◆ PROVIDED RECORDS ◆
• • • •

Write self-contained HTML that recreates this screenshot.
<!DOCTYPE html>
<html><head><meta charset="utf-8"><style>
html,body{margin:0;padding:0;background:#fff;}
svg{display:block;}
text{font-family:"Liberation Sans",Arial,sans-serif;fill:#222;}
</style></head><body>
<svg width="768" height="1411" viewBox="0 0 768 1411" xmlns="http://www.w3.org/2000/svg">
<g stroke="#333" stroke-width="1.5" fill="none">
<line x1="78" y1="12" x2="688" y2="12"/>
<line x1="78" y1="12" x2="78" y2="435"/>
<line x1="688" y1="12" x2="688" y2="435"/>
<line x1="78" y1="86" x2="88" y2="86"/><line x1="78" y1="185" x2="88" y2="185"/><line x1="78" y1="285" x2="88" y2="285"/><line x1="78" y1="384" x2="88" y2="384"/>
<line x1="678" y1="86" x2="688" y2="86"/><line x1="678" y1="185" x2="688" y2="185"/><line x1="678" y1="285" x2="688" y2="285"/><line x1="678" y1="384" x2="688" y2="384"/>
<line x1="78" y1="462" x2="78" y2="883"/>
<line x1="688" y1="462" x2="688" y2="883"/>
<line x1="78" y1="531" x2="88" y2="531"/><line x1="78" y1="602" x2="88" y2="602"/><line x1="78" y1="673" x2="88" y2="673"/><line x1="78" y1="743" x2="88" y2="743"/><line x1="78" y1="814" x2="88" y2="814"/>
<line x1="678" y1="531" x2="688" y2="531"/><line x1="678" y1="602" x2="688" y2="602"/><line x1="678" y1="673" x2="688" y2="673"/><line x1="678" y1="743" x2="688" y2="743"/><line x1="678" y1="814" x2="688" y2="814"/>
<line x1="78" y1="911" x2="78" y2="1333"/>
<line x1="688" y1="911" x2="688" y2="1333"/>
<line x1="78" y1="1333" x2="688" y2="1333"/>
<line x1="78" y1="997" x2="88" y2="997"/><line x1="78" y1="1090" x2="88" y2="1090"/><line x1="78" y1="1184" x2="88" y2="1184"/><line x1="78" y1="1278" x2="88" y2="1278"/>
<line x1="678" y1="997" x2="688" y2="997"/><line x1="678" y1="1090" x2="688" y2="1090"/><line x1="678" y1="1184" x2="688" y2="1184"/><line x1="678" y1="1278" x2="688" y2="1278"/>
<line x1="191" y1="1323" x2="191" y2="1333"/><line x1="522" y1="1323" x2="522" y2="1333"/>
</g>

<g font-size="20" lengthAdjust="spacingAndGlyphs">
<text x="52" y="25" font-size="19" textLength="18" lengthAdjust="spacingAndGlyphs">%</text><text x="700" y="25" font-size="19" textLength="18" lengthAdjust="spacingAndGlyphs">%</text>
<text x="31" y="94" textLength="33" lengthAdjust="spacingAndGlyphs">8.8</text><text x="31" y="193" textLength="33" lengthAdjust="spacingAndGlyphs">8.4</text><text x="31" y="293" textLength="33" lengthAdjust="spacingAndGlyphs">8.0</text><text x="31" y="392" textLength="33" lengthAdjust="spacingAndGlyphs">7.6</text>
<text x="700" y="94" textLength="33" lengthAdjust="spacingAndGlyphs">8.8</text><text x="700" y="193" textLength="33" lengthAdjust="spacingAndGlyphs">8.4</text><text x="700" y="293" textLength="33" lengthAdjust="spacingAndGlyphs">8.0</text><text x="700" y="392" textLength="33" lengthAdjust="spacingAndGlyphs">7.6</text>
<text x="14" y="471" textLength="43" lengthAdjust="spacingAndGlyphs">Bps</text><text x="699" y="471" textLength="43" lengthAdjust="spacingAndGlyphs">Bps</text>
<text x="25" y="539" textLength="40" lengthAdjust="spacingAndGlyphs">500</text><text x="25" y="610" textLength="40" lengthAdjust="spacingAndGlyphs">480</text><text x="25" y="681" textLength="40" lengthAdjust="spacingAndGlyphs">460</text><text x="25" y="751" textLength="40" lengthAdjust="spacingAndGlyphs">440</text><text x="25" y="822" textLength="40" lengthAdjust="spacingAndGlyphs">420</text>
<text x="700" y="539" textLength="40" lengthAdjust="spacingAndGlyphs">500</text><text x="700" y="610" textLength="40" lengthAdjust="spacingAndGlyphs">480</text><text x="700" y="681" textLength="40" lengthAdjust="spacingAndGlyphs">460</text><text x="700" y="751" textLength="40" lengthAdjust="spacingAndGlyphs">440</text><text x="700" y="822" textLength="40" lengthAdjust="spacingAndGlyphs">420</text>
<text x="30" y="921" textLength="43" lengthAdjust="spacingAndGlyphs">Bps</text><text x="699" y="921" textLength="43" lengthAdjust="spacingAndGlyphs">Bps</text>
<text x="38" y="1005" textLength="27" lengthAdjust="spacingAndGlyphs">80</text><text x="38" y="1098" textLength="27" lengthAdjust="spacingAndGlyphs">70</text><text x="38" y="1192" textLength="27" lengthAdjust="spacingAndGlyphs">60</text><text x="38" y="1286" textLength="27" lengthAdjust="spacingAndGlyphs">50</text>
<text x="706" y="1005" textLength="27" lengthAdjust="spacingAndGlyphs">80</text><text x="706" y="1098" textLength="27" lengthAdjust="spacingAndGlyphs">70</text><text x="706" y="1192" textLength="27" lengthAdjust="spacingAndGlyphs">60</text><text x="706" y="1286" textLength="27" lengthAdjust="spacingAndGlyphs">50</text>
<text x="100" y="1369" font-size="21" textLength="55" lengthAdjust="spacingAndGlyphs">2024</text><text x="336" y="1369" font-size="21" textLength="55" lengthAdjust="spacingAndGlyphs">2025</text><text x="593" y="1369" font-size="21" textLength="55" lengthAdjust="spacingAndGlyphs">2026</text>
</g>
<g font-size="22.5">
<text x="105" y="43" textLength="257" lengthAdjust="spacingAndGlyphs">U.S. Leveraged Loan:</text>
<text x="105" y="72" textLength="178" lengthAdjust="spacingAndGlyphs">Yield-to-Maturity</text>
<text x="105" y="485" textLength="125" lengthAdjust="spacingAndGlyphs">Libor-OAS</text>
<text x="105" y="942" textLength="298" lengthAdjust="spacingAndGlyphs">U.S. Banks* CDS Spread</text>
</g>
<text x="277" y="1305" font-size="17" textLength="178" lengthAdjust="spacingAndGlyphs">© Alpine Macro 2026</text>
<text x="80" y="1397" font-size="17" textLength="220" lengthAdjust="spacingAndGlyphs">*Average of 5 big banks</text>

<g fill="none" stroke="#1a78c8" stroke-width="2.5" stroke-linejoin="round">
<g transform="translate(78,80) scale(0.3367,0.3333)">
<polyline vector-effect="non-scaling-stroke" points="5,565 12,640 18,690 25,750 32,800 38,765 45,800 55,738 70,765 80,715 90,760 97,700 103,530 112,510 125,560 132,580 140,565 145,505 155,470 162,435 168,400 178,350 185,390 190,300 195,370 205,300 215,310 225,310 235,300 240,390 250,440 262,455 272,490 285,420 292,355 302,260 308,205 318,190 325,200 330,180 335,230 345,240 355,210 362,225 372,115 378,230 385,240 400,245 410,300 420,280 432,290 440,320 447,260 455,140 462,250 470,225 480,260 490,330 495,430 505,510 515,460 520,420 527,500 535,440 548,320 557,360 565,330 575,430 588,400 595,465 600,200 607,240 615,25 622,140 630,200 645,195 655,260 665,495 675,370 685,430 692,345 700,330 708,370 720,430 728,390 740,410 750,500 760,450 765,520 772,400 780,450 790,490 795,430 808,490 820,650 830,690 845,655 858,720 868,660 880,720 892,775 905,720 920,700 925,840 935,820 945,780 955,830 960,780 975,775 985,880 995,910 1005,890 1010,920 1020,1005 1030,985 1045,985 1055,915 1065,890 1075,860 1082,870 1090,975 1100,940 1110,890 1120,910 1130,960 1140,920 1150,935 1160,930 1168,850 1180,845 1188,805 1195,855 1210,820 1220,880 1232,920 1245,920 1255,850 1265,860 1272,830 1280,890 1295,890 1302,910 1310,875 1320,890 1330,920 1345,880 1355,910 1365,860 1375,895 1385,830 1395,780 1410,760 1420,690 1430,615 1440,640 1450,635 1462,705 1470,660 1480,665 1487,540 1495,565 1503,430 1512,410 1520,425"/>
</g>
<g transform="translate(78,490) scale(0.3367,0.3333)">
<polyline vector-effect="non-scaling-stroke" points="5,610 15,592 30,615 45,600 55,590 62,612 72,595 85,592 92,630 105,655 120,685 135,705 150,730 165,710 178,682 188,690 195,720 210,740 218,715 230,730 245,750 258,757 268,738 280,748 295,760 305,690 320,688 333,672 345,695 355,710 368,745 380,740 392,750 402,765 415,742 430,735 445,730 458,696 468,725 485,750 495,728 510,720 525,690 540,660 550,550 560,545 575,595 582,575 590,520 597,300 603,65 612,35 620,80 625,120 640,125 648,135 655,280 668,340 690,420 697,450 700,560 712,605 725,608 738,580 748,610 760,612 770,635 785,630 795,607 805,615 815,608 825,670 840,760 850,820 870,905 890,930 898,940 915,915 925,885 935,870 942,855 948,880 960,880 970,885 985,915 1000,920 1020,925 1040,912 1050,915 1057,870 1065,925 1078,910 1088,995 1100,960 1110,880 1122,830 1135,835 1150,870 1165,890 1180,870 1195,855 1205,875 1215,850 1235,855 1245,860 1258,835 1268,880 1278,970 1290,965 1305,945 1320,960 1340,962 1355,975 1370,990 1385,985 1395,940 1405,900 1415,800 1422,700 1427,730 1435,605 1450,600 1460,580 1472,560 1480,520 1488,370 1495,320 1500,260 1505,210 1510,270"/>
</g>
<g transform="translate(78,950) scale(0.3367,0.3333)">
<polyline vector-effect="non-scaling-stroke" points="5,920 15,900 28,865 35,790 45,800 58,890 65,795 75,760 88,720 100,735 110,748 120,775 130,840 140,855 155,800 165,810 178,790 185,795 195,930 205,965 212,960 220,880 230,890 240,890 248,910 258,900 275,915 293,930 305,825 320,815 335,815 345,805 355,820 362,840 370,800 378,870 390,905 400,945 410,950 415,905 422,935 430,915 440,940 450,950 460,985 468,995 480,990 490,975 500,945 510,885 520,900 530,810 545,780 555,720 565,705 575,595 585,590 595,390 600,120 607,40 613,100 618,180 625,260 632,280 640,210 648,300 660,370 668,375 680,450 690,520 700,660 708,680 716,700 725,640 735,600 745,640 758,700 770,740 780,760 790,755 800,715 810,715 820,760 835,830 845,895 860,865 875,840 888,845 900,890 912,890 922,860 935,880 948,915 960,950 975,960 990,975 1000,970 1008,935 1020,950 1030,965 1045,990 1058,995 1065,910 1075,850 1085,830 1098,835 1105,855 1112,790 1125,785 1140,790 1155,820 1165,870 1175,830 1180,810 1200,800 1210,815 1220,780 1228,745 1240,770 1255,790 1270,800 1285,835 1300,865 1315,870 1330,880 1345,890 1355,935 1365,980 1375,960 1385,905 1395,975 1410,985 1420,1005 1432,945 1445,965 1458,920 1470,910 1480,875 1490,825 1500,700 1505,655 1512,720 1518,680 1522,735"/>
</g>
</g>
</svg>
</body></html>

• • • •

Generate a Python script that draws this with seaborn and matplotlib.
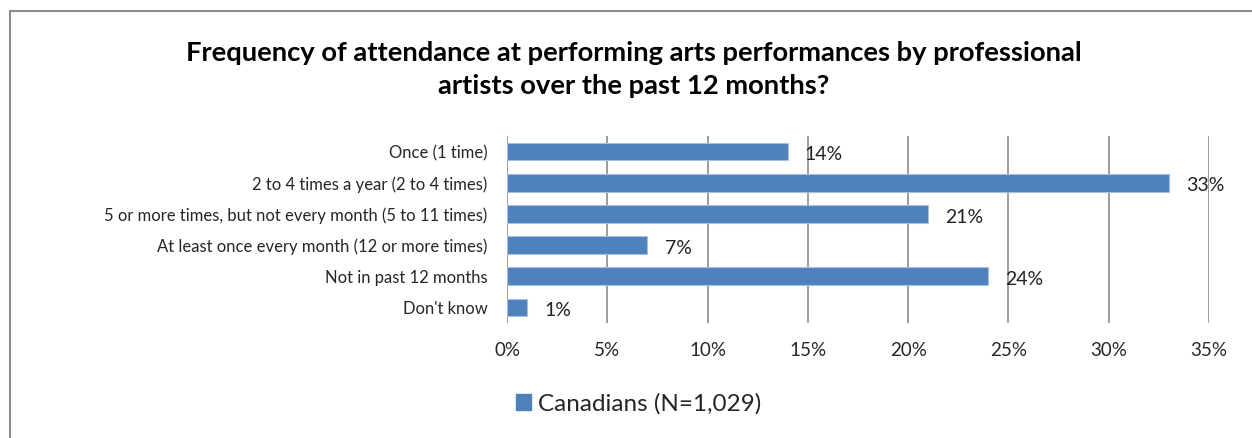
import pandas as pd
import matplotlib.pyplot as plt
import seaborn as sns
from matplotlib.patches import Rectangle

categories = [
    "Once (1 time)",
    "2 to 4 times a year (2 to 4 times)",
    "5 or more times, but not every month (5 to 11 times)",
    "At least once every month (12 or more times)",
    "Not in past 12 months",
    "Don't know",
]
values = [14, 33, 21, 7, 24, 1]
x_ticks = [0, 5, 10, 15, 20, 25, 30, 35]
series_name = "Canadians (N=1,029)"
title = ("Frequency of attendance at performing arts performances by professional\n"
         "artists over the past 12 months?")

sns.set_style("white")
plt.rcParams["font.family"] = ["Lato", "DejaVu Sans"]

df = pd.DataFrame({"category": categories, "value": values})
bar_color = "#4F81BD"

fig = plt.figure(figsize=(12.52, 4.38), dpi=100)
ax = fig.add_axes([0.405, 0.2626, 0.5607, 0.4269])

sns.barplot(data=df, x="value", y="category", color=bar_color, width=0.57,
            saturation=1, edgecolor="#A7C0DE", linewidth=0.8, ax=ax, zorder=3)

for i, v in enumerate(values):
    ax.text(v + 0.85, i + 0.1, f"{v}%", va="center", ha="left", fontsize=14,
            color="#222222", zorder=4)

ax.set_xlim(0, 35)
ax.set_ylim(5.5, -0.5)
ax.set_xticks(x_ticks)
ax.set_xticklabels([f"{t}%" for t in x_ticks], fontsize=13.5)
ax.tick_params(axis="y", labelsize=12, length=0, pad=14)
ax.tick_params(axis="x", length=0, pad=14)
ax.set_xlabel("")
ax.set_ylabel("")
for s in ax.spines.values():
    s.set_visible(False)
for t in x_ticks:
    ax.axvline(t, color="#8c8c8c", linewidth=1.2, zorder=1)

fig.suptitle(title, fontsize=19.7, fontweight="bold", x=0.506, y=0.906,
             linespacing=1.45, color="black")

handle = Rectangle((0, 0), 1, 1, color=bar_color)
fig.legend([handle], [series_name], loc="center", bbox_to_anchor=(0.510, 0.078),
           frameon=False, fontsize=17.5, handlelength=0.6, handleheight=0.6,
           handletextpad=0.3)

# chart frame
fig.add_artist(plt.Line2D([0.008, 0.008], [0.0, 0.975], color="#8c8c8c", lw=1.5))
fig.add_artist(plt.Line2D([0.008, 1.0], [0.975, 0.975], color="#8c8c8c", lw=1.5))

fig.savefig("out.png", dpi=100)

• • • •

◆ TASK PROMPT ◆
Reproduce exactly the lines above starting at the line containing "Generate a Python" and ending at the line containing "from matplotlib.patches import Rectangle", including both, but not the pictures.

◆ TASK OUTPUT ◆
Generate a Python script that draws this with seaborn and matplotlib.
import pandas as pd
import matplotlib.pyplot as plt
import seaborn as sns
from matplotlib.patches import Rectangle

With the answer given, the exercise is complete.